TO DO: Return each line holding the string "matplotlib".
= = = = =
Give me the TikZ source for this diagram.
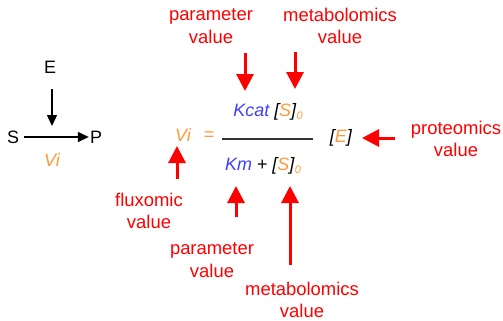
\documentclass[tikz,border=0pt]{standalone}
\usepackage{fontspec}
\setmainfont{Liberation Sans}
\usetikzlibrary{arrows.meta}
\definecolor{vorange}{HTML}{FF9A3C}
\definecolor{vblue}{HTML}{3F3FFF}
\definecolor{vred}{HTML}{FF0000}
\definecolor{vline}{HTML}{333333}
\newcommand{\myzero}{\raisebox{-0.35ex}{\fontsize{11}{11}\selectfont\textit{\textcolor{vorange}{0}}}}
\begin{document}
\begin{tikzpicture}[x=1bp,y=-1bp,
  every node/.style={font=\fontsize{18}{22.5}\selectfont, inner sep=0pt},
  lab/.style={text=vred, align=center, font=\fontsize{18.5}{22.5}\selectfont},
  redarrow/.style={draw=vred, line width=3bp, -{Triangle[length=17bp,width=17bp]}},
  blackarrow/.style={draw=black, line width=1.4bp, -{Triangle[length=11bp,width=10bp]}},
  fracline/.style={draw=vline, line width=2bp}]
\useasboundingbox (0,0) rectangle (503,320);
% reaction
\node (E) at (50,67) {E};
\node (S) at (13,137) {S};
\node (P) at (96,137) {P};
\node (vi1) at (52,160) {\textit{\textcolor{vorange}{Vi}}};
\coordinate (et) at (52,89);
\coordinate (eh) at (52,126);
\draw[blackarrow] (et) -- (eh);
\draw[blackarrow, shorten <=5bp, shorten >=1bp] (S) -- (P);
% equation
\node (vi2) at (183,135) {\textit{\textcolor{vorange}{Vi}}};
\node (eq) at (209,136) {\textcolor{vorange}{=}};
\coordinate (fl) at (222,139);
\coordinate (fr) at (313,139);
\draw[fracline] (fl) -- (fr);
\node (num) at (268,112) {\textit{\textcolor{vblue}{Kcat} [\textcolor{vorange}{S}]}\myzero};
\node (den) at (263,166) {\textit{\textcolor{vblue}{Km}} + \textit{[\textcolor{vorange}{S}]}\myzero};
\node (enz) at (341,138) {\textit{[\textcolor{vorange}{E}]}};
% labels
\node[lab] (ptop) at (211,26) {parameter\\value};
\node[lab] (mtop) at (340,26) {metabolomics\\value};
\node[lab] (prot) at (456,139) {proteomics\\value};
\node[lab] (flux) at (149,211) {fluxomic\\value};
\node[lab] (pbot) at (212,260) {parameter\\value};
\node[lab] (mbot) at (302,300) {metabolomics\\value};
% red arrows
\coordinate (a1t) at (245,53); \coordinate (a1h) at (245,91);
\coordinate (a2t) at (295,52); \coordinate (a2h) at (295,89);
\coordinate (a3t) at (395,138); \coordinate (a3h) at (362,138);
\coordinate (a4t) at (177,179); \coordinate (a4h) at (177,146);
\coordinate (a5t) at (236,217); \coordinate (a5h) at (236,186);
\coordinate (a6t) at (290,265); \coordinate (a6h) at (290,186);
\draw[redarrow] (a1t) -- (a1h);
\draw[redarrow] (a2t) -- (a2h);
\draw[redarrow] (a3t) -- (a3h);
\draw[redarrow] (a4t) -- (a4h);
\draw[redarrow] (a5t) -- (a5h);
\draw[redarrow] (a6t) -- (a6h);
\end{tikzpicture}
\end{document}
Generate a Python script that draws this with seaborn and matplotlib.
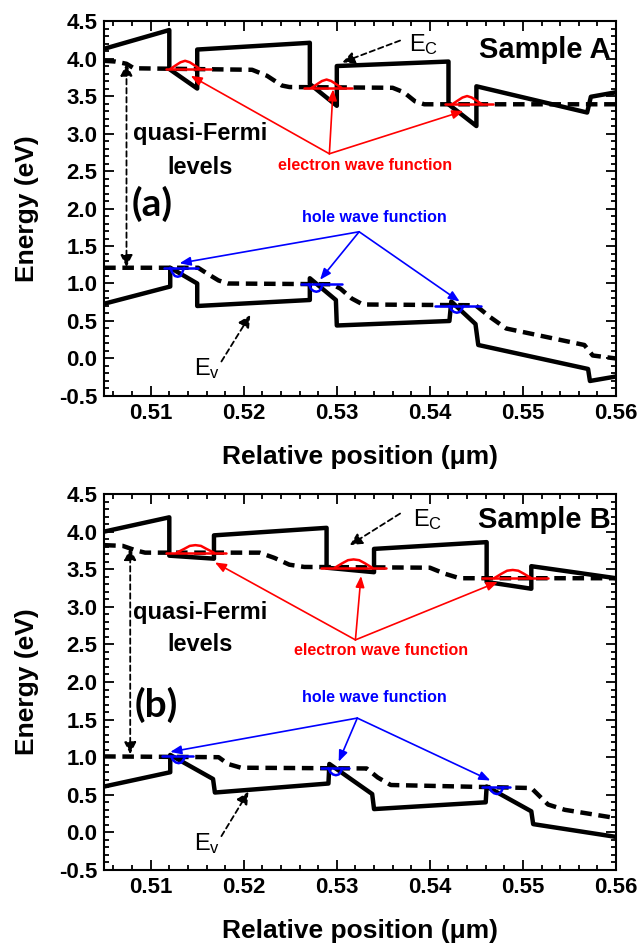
import matplotlib
matplotlib.use("Agg")
import matplotlib.pyplot as plt
import pandas as pd
import seaborn as sns
from matplotlib.ticker import MultipleLocator, FormatStrFormatter

# ---------------- Panel (a) : Sample A ----------------
ec_a_x = [0.5050, 0.5120, 0.5120, 0.5150, 0.5150, 0.5271, 0.5271, 0.5300, 0.5300, 0.5420, 0.5420, 0.5450, 0.5450, 0.5569, 0.5573, 0.5600]
ec_a_y = [4.13, 4.38, 3.86, 3.60, 4.12, 4.21, 3.66, 3.37, 3.90, 3.96, 3.39, 3.10, 3.63, 3.28, 3.49, 3.55]
fn_a_x = [0.5050, 0.5062, 0.5074, 0.5082, 0.5209, 0.5225, 0.5241, 0.5249, 0.5360, 0.5372, 0.5384, 0.5394, 0.5600]
fn_a_y = [3.97, 3.96, 3.93, 3.87, 3.85, 3.77, 3.64, 3.62, 3.61, 3.55, 3.43, 3.39, 3.39]
fp_a_x = [0.5050, 0.5151, 0.5161, 0.5173, 0.5183, 0.5295, 0.5304, 0.5316, 0.5328, 0.5449, 0.5465, 0.5482, 0.5566, 0.5575, 0.5600]
fp_a_y = [1.21, 1.21, 1.13, 1.04, 1.00, 0.99, 0.93, 0.80, 0.72, 0.71, 0.55, 0.40, 0.18, 0.04, 0.00]
ev_a_x = [0.5050, 0.5121, 0.5121, 0.5150, 0.5150, 0.5271, 0.5271, 0.5299, 0.5300, 0.5421, 0.5423, 0.5449, 0.5452, 0.5570, 0.5572, 0.5600]
ev_a_y = [0.73, 0.96, 1.21, 1.00, 0.70, 0.78, 1.07, 0.78, 0.44, 0.50, 0.76, 0.46, 0.18, -0.14, -0.30, -0.24]

# electron wave functions (level line + hump)
wfe_a_left = [0.5116, 0.5265, 0.5416]
wfe_a_right = [0.5165, 0.5316, 0.5468]
wfe_a_level = [3.86, 3.61, 3.39]
wfe_a_hx = [[0.5121, 0.5127, 0.5132, 0.5137, 0.5142, 0.5147, 0.5153],
            [0.5273, 0.5279, 0.5284, 0.5289, 0.5294, 0.5299, 0.5305],
            [0.5424, 0.5430, 0.5435, 0.5440, 0.5445, 0.5450, 0.5456]]
wfe_a_hy = [[3.86, 3.91, 3.95, 3.97, 3.95, 3.91, 3.86],
            [3.61, 3.66, 3.70, 3.72, 3.70, 3.66, 3.61],
            [3.39, 3.44, 3.48, 3.50, 3.48, 3.44, 3.39]]
# hole wave functions (level line + dip)
wfh_a_left = [0.5114, 0.5261, 0.5406]
wfh_a_right = [0.5151, 0.5306, 0.5455]
wfh_a_level = [1.21, 0.99, 0.70]
wfh_a_hx = [[0.5121, 0.5123, 0.5126, 0.5129, 0.5132, 0.5134, 0.5136],
            [0.5270, 0.5272, 0.5275, 0.5278, 0.5281, 0.5283, 0.5285],
            [0.5421, 0.5423, 0.5426, 0.5429, 0.5432, 0.5434, 0.5436]]
wfh_a_hy = [[1.21, 1.15, 1.10, 1.09, 1.10, 1.15, 1.21],
            [0.99, 0.93, 0.90, 0.89, 0.90, 0.93, 0.99],
            [0.70, 0.65, 0.62, 0.61, 0.62, 0.65, 0.70]]

# ---------------- Panel (b) : Sample B ----------------
ec_b_x = [0.5050, 0.5120, 0.5120, 0.5168, 0.5168, 0.5289, 0.5289, 0.5340, 0.5340, 0.5461, 0.5461, 0.5509, 0.5509, 0.5600]
ec_b_y = [4.00, 4.19, 3.68, 3.64, 3.95, 4.05, 3.52, 3.46, 3.77, 3.86, 3.33, 3.24, 3.54, 3.38]
fn_b_x = [0.5050, 0.5070, 0.5084, 0.5094, 0.5217, 0.5233, 0.5249, 0.5265, 0.5400, 0.5416, 0.5432, 0.5600]
fn_b_y = [3.82, 3.81, 3.75, 3.72, 3.72, 3.65, 3.56, 3.53, 3.52, 3.44, 3.38, 3.38]
fp_b_x = [0.5050, 0.5173, 0.5183, 0.5197, 0.5332, 0.5344, 0.5358, 0.5509, 0.5518, 0.5527, 0.5545, 0.5600]
fp_b_y = [1.01, 1.00, 0.91, 0.86, 0.85, 0.73, 0.63, 0.59, 0.48, 0.37, 0.30, 0.19]
ev_b_x = [0.5050, 0.5121, 0.5121, 0.5167, 0.5169, 0.5291, 0.5292, 0.5338, 0.5340, 0.5460, 0.5461, 0.5509, 0.5511, 0.5600]
ev_b_y = [0.61, 0.80, 1.03, 0.71, 0.53, 0.65, 0.91, 0.51, 0.31, 0.40, 0.61, 0.28, 0.11, -0.06]

wfe_b_left = [0.5116, 0.5283, 0.5456]
wfe_b_right = [0.5181, 0.5353, 0.5527]
wfe_b_level = [3.72, 3.52, 3.38]
wfe_b_hx = [[0.5128, 0.5136, 0.5142, 0.5148, 0.5154, 0.5160, 0.5168],
            [0.5298, 0.5306, 0.5312, 0.5318, 0.5324, 0.5330, 0.5338],
            [0.5469, 0.5477, 0.5483, 0.5489, 0.5495, 0.5501, 0.5509]]
wfe_b_hy = [[3.72, 3.77, 3.81, 3.82, 3.81, 3.77, 3.72],
            [3.52, 3.58, 3.62, 3.63, 3.62, 3.58, 3.52],
            [3.38, 3.44, 3.48, 3.49, 3.48, 3.44, 3.38]]
wfh_b_left = [0.5112, 0.5283, 0.5456]
wfh_b_right = [0.5146, 0.5313, 0.5486]
wfh_b_level = [1.01, 0.85, 0.60]
wfh_b_hx = [[0.5122, 0.5124, 0.5127, 0.5130, 0.5133, 0.5135, 0.5137],
            [0.5291, 0.5293, 0.5296, 0.5299, 0.5302, 0.5304, 0.5306],
            [0.5464, 0.5466, 0.5469, 0.5472, 0.5475, 0.5477, 0.5479]]
wfh_b_hy = [[1.01, 0.96, 0.93, 0.92, 0.93, 0.96, 1.01],
            [0.85, 0.80, 0.77, 0.76, 0.77, 0.80, 0.85],
            [0.60, 0.55, 0.52, 0.51, 0.52, 0.55, 0.60]]

x_ticks = [0.51, 0.52, 0.53, 0.54, 0.55, 0.56]
y_ticks = [-0.5, 0.0, 0.5, 1.0, 1.5, 2.0, 2.5, 3.0, 3.5, 4.0, 4.5]

panels = [
    dict(ec=(ec_a_x, ec_a_y), fn=(fn_a_x, fn_a_y), fp=(fp_a_x, fp_a_y), ev=(ev_a_x, ev_a_y),
         wfe=(wfe_a_left, wfe_a_right, wfe_a_level, wfe_a_hx, wfe_a_hy),
         wfh=(wfh_a_left, wfh_a_right, wfh_a_level, wfh_a_hx, wfh_a_hy),
         red_o=(0.5292, 2.73), red_t=[(0.5143, 3.77), (0.5296, 3.59), (0.5436, 3.30)], red_lab=(0.5330, 2.58),
         blue_o=(0.5324, 1.69), blue_t=[(0.5131, 1.27), (0.5282, 1.05), (0.5432, 0.76)], blue_lab=(0.5340, 1.88),
         ec_lab=(0.5378, 4.18), ec_arr=((0.5368, 4.24), (0.5306, 3.95)),
         ev_lab=(0.5161, -0.14), ev_arr=((0.5176, -0.04), (0.5207, 0.58)),
         sample="Sample A", sample_pos=(0.5594, 4.12),
         qf_x=0.5074, qf_top=3.93, qf_bot=1.22, qf_lab=(0.5153, 3.0), lv_lab=(0.5153, 2.55),
         tag="(a)", tag_pos=(0.5102, 2.06)),
    dict(ec=(ec_b_x, ec_b_y), fn=(fn_b_x, fn_b_y), fp=(fp_b_x, fp_b_y), ev=(ev_b_x, ev_b_y),
         wfe=(wfe_b_left, wfe_b_right, wfe_b_level, wfe_b_hx, wfe_b_hy),
         wfh=(wfh_b_left, wfh_b_right, wfh_b_level, wfh_b_hx, wfh_b_hy),
         red_o=(0.5320, 2.56), red_t=[(0.5169, 3.59), (0.5326, 3.41), (0.5473, 3.33)], red_lab=(0.5348, 2.42),
         blue_o=(0.5322, 1.52), blue_t=[(0.5121, 1.07), (0.5302, 0.94), (0.5465, 0.69)], blue_lab=(0.5340, 1.79),
         ec_lab=(0.5382, 4.16), ec_arr=((0.5368, 4.24), (0.5314, 3.82)),
         ev_lab=(0.5161, -0.15), ev_arr=((0.5176, -0.05), (0.5205, 0.54)),
         sample="Sample B", sample_pos=(0.5594, 4.16),
         qf_x=0.5078, qf_top=3.78, qf_bot=1.04, qf_lab=(0.5153, 2.92), lv_lab=(0.5153, 2.50),
         tag="(b)", tag_pos=(0.5106, 1.70)),
]

sns.set_theme(style="ticks")
plt.rcParams["font.family"] = ["Liberation Sans", "DejaVu Sans"]
plt.rcParams["mathtext.default"] = "regular"
for key in ["text.color", "axes.labelcolor", "xtick.color", "ytick.color", "axes.edgecolor"]:
    plt.rcParams[key] = "black"

fig = plt.figure(figsize=(6.39, 9.48), dpi=100)
axes = [fig.add_axes([0.163, 0.5823, 0.801, 0.3955]),
        fig.add_axes([0.163, 0.0823, 0.801, 0.3966])]

RED = "#ff0000"
BLUE = "#0000ff"
LW = 3.2


def line(ax, xs, ys, **kw):
    df = pd.DataFrame({"x": xs, "y": ys})
    sns.lineplot(data=df, x="x", y="y", sort=False, estimator=None, ax=ax, legend=False, **kw)


for ax, p in zip(axes, panels):
    line(ax, *p["ec"], color="black", lw=LW)
    line(ax, *p["ev"], color="black", lw=LW)
    line(ax, *p["fn"], color="black", lw=LW)
    line(ax, *p["fp"], color="black", lw=LW)
    for ln in ax.lines[2:4]:
        ln.set_dashes((2.6, 1.5))
    for (lefts, rights, levels, hxs, hys), col in [(p["wfe"], RED), (p["wfh"], BLUE)]:
        for lft, rgt, lvl, hx, hy in zip(lefts, rights, levels, hxs, hys):
            line(ax, [lft, rgt], [lvl, lvl], color=col, lw=1.8)
            line(ax, hx, hy, color=col, lw=1.8)
    for tgt in p["red_t"]:
        ax.annotate("", xy=tgt, xytext=p["red_o"],
                    arrowprops=dict(arrowstyle="-|>,head_length=0.55,head_width=0.22", color=RED, lw=1.2,
                                    shrinkA=0, shrinkB=0))
    for tgt in p["blue_t"]:
        ax.annotate("", xy=tgt, xytext=p["blue_o"],
                    arrowprops=dict(arrowstyle="-|>,head_length=0.55,head_width=0.22", color=BLUE, lw=1.2,
                                    shrinkA=0, shrinkB=0))
    ax.text(*p["red_lab"], "electron wave function", color=RED, fontsize=11.5, fontweight="bold",
            ha="center", va="center")
    ax.text(*p["blue_lab"], "hole wave function", color=BLUE, fontsize=11.5, fontweight="bold",
            ha="center", va="center")
    ax.annotate("", xy=p["ec_arr"][1], xytext=p["ec_arr"][0],
                arrowprops=dict(arrowstyle="-|>,head_length=0.6,head_width=0.3", color="black", lw=1.3,
                                ls=(0, (3, 2)), shrinkA=0, shrinkB=0))
    ax.text(*p["ec_lab"], r"E$_\mathregular{C}$", fontsize=17, ha="left", va="center")
    ax.annotate("", xy=p["ev_arr"][1], xytext=p["ev_arr"][0],
                arrowprops=dict(arrowstyle="-|>,head_length=0.6,head_width=0.3", color="black", lw=1.3,
                                ls=(0, (3, 2)), shrinkA=0, shrinkB=0))
    ax.text(*p["ev_lab"], r"E$_\mathregular{v}$", fontsize=17, ha="center", va="center")
    ax.annotate("", xy=(p["qf_x"], p["qf_top"]), xytext=(p["qf_x"], p["qf_bot"]),
                arrowprops=dict(arrowstyle="<|-|>,head_length=0.6,head_width=0.3", color="black", lw=1.3,
                                ls=(0, (3, 2)), shrinkA=0, shrinkB=0))
    ax.text(*p["qf_lab"], "quasi-Fermi", fontsize=17, fontweight="bold", ha="center", va="center")
    ax.text(*p["lv_lab"], "levels", fontsize=17, fontweight="bold", ha="center", va="center")
    ax.text(*p["tag_pos"], p["tag"], fontsize=28, fontweight="bold", ha="center", va="center",
            family=["Lato", "DejaVu Sans"])
    ax.text(*p["sample_pos"], p["sample"], fontsize=21, fontweight="bold", ha="right", va="center")

    ax.set_xlim(0.505, 0.560)
    ax.set_ylim(-0.5, 4.5)
    ax.set_xticks(x_ticks)
    ax.set_yticks(y_ticks)
    ax.xaxis.set_major_formatter(FormatStrFormatter("%.2f"))
    ax.yaxis.set_major_formatter(FormatStrFormatter("%.1f"))
    ax.xaxis.set_minor_locator(MultipleLocator(0.002))
    ax.yaxis.set_minor_locator(MultipleLocator(0.1))
    ax.tick_params(which="both", direction="in", top=True, right=True, width=1.3, color="black")
    ax.tick_params(which="major", length=7, labelsize=16, pad=5)
    ax.tick_params(which="minor", length=3.5)
    for lab in ax.get_xticklabels() + ax.get_yticklabels():
        lab.set_fontweight("bold")
    for s in ax.spines.values():
        s.set_linewidth(1.5)
        s.set_color("black")
    ax.set_xlabel("Relative position (μm)", fontsize=19, fontweight="bold")
    ax.set_ylabel("Energy (eV)", fontsize=19, fontweight="bold")
    ax.xaxis.set_label_coords(0.5, -0.13)
    ax.yaxis.set_label_coords(-0.128, 0.5)

fig.savefig("out.png", dpi=100)
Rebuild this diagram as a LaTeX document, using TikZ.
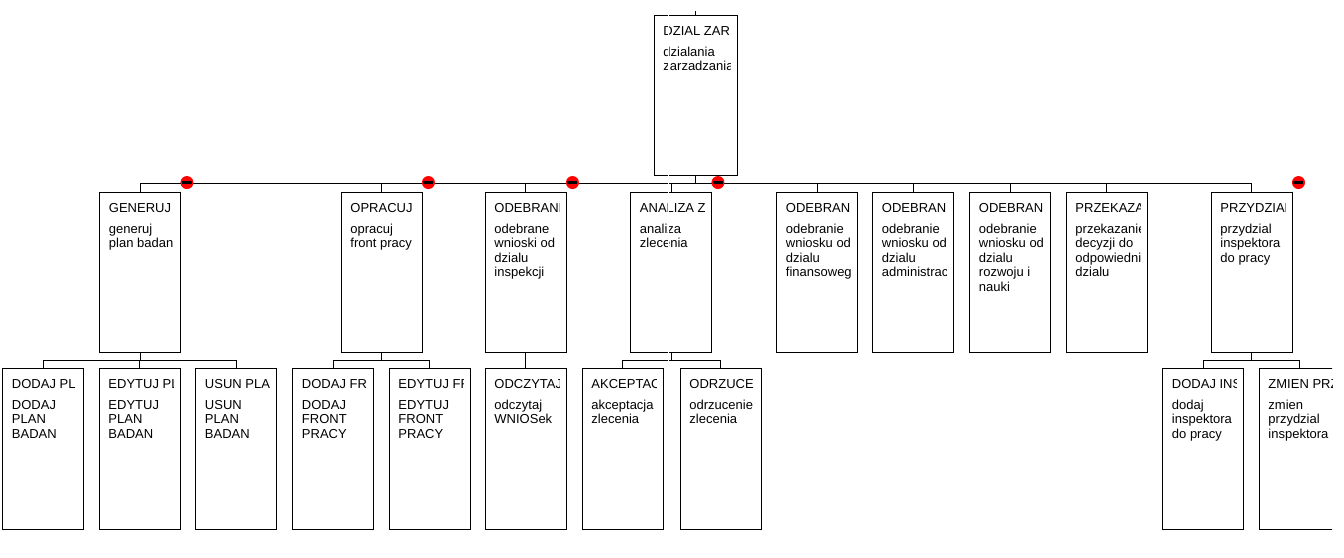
\documentclass[tikz,border=0pt]{standalone}
\usepackage{fontspec}
\setmainfont{Liberation Sans}

\newcommand\unitfont{\fontsize{13pt}{14.5pt}\selectfont}

\begin{document}
\begin{tikzpicture}
		[
			x=1pt, y=-1pt,
			unit/.style 2 args={draw, rectangle, line width=0.9pt, minimum width=81pt, minimum height=160pt, inner sep=0pt,
				path picture={
					\clip (path picture bounding box.north west) rectangle ([xshift=-7pt]path picture bounding box.south east);
					\node[anchor=base west, inner sep=0pt, font=\unitfont] at ([xshift=9pt,yshift=-20pt]path picture bounding box.north west) {\parbox[t]{160pt}{#1\\[6.5pt]#2}};
				}},
			link/.style={line width=0.9pt},
			fold/.style={circle, fill=red, minimum size=13pt, inner sep=0pt,
				path picture={\fill[black] (path picture bounding box.center) +(-5pt,-1.5pt) rectangle +(5pt,1.5pt);}},
		]

		\useasboundingbox (0,0) rectangle (1344,557);
		\clip (0,11) rectangle (1332,557);

		% Nodes
		\node[unit={DZIAL ZAR}{dzialania\\zarzadzania}, minimum width=83pt] (root) at (695.5,95) {};
		\coordinate (top) at (695.5,0);

		\foreach \name/\x/\head/\lines in
		{
			gen/140/GENERUJ/{generuj\\plan badan},
			opr/381.5/OPRACUJ/{opracuj\\front pracy},
			odi/525.5/ODEBRANI/{odebrane\\wnioski od\\dzialu\\inspekcji},
			ana/671/ANALIZA Z/{analiza\\zlecenia},
			odf/817/ODEBRAN/{odebranie\\wniosku od\\dzialu\\finansoweg},
			oda/913/ODEBRAN/{odebranie\\wniosku od\\dzialu\\administrac},
			odr/1010/ODEBRAN/{odebranie\\wniosku od\\dzialu\\rozwoju i\\nauki},
			prz/1106.5/PRZEKAZA/{przekazanie\\decyzji do\\odpowiedni\\dzialu},
			prd/1251.5/PRZYDZIAL/{przydzial\\inspektora\\do pracy}
		}
			\node[unit={\head}{\lines}] (\name) at (\x,272) {};

		\foreach \name/\x/\head/\lines in
		{
			dpl/43/DODAJ PL/{DODAJ\\PLAN\\BADAN},
			epl/139.5/EDYTUJ PL/{EDYTUJ\\PLAN\\BADAN},
			upl/236/USUN PLA/{USUN\\PLAN\\BADAN},
			dfr/333/DODAJ FR/{DODAJ\\FRONT\\PRACY},
			efr/429.5/EDYTUJ FR/{EDYTUJ\\FRONT\\PRACY},
			odc/525.5/ODCZYTAJ/{odczytaj\\WNIOSek},
			akc/622.5/AKCEPTAC/{akceptacja\\zlecenia},
			odz/720.5/ODRZUCE/{odrzucenie\\zlecenia},
			din/1203/DODAJ INS/{dodaj\\inspektora\\do pracy},
			zpr/1299.5/ZMIEN PRZ/{zmien\\przydzial\\inspektora}
		}
			\node[unit={\head}{\lines}, minimum height=161pt] (\name) at (\x,448.5) {};

		% Edges
		\draw[link] (root.north) -- (top);
		\foreach \u/\v in
		{
			root/gen, root/opr, root/odi, root/ana, root/odf,
			root/oda, root/odr, root/prz, root/prd,
			gen/dpl, gen/epl, gen/upl,
			opr/dfr, opr/efr,
			odi/odc,
			ana/akc, ana/odz,
			prd/din, prd/zpr}
			\draw[link] (\u.south) -- ++(0,8) -| (\v.north);

		% Fold marks
		\foreach \name in {gen, opr, odi, ana, prd}
			\node[fold] (\name-fold) at ([xshift=6pt,yshift=9pt]\name.north east) {};

		\draw[white, line width=0.8pt] (668,0) -- (668,365);

		\end{tikzpicture}
\end{document}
= = = = =
WRITTEN SOLUTION:
Generate a Python script that draws this with seaborn and matplotlib.
import matplotlib
matplotlib.use("Agg")
import matplotlib.pyplot as plt
from matplotlib.ticker import MultipleLocator, FormatStrFormatter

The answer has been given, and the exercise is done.